Casthorpe is hamlet in the civil parish of Barrowby and the South Kesteven District of Lincolnshire, England. It is 23 mi south-southwest from the city and county town of Lincoln, 3 mi west from Grantham town centre, and 1 mi west from Barrowby village.

==History==
There are two medieval sites at Casthorpe, defining the two former settlements of East and West Casthorpe, both recorded in 14th-century subsidy rolls. East Casthorpe, with no evidence apart from earlier maps, was sited at or around Casthorpe Lodge. West Casthorpe, was sited at Casthorpe House Farm, evidenced by aerial photographs faintly showing earthworks, enclosures, ridges and furrows, cropmarks, a possible moat, and possible crofts. Both settlements are mentioned in the Domesday Book, listed as "Caschingetorp", "Chaschingetorp", "Chaschintorp" and "Kaschingetorp" as four probable manors covering the Casthorpe settlement.

Kelly's Directory listed, as the only trades in Casthorpe, three farmers in 1855, two farmers in 1885, and one farmer in 1933. The 1872 White's Directory listed three farmers who were also graziers.
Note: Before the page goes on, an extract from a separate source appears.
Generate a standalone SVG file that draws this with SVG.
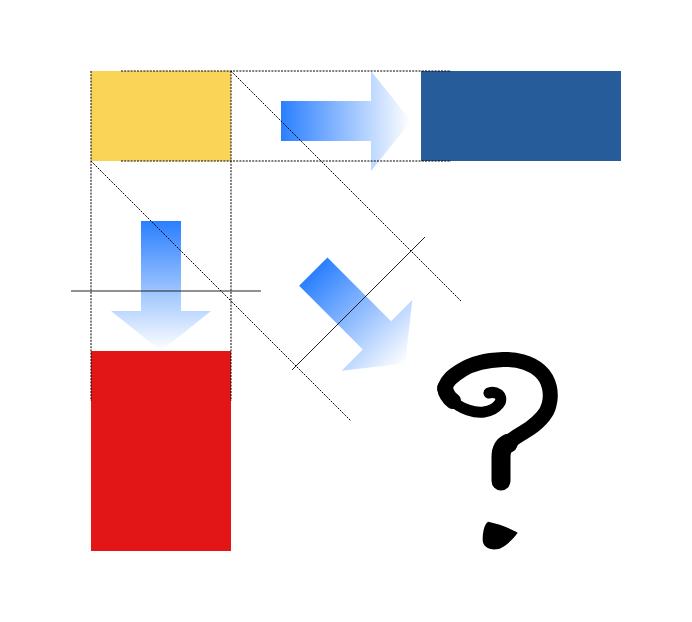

In 2002 Charles Richard Ferens of Casthorpe Lodge became High Sheriff of Lincolnshire.

==Geography==
Casthorpe is a settlement of three farms, two rows of converted cottages, Longmeadow House and Casthorpe Lodge. The hamlet is centred to the north of the junction of Denton Lane and Casthorpe Road, and is at the foot of the Casthorpe Hills which rise to 384 ft above sea level, and mark an eastern edge of the Vale of Belvoir. The Grantham Canal is at the south of the hamlet, crossed by Casthorpe Bridge. The Old Beck, a stream which runs north from the Grantham Canal, flows through the east of Casthorpe below Casthorpe Hills, eventually reaching the River Witham at Marston as the Foston Beck. A public footpath in the south of Casthorpe runs from the Grantham Canal, then along and over Old Beck, then east at the south of Casthorpe Lodge, ascends Casthorpe Hills, then to Westry Corner at the south of Barrowby. A second public footpath at the north starts at Longmeadow House on Woolsthorpe Lane at the west of Casthorpe, runs east through Casthorpe Farm, over Denton Lane, past Coe Farm, across the Old Beck, then ascends Casthorpe Hills, finishing at the north of the churchyard of All Saints Church, Barrowby.

==Landmarks==
There are four listed structures in Casthorpe. The two-storey Casthorpe Farm House on Denton Lane is of brick, partly rendered, and dating to the early 18th century. Casthorpe Farmhouse on Casthorpe Road is a rendered and whitewashed two-storey house dating to c.1800 with an adjoining single storey range. Casthorpe Lodge on Casthorpe Road is a two-storey L-plan former farmhouse dating to c1770, with an early 19th-century U-shape Ha-ha.